While working on a script (in Perl), I discovered that MySQL performs very differently depending on the method used to retrieve a data row. What I need to do is walk through a set of 5000+ rows of a table with 110 columns. I have tried four different versions, and instead of elaborating and discussing, I will simply write down the method used and the execution time:
- Using a for(my $i = 0; $i < NUM; $i++)-loop and selecting every row individually with: SELECT * FROM table WHERE id = '$i'
85 seconds. Constantly 64 queries per second.

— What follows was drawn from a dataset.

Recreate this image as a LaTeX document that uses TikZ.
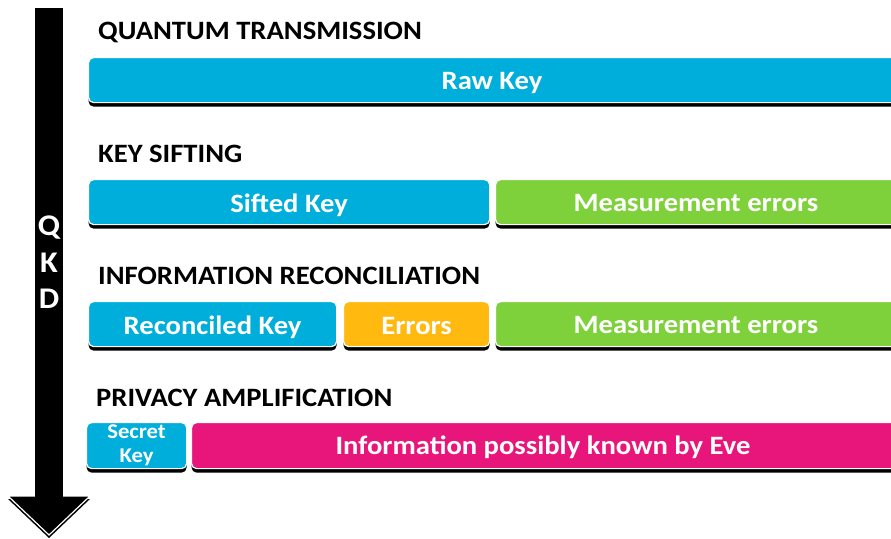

- Using a for(my $i = 0; $i < NUM; $i++)-loop and selecting every row individually with: SELECT * FROM table LIMIT $i, 1
45 seconds. During the first 5 seconds, MySQL performed at 313 queries per second, the last 5 seconds averaged at 69 queries per second after a logarithmic decrease.
- Using a for(my $i = 0; $i < NUM; $i++)-loop after creating a temporary table with CREATE TEMPORARY TABLE temp SELECT * FROM table and selecting every row individually with: SELECT * FROM temp LIMIT 1. After that select, the first row was deleted using DELETE QUICK FROM temp LIMIT 1
17 seconds.
- Using a simple SELECT * FROM table and loop-fetching each row using while(my $sample = $qry->fetchrow_hashref())
5 seconds.
There's not much to be said about this but: Use the simplest method MySQL provides. :)
Rafael: Thank you very much, I was having a huge headache to solve the very same problem!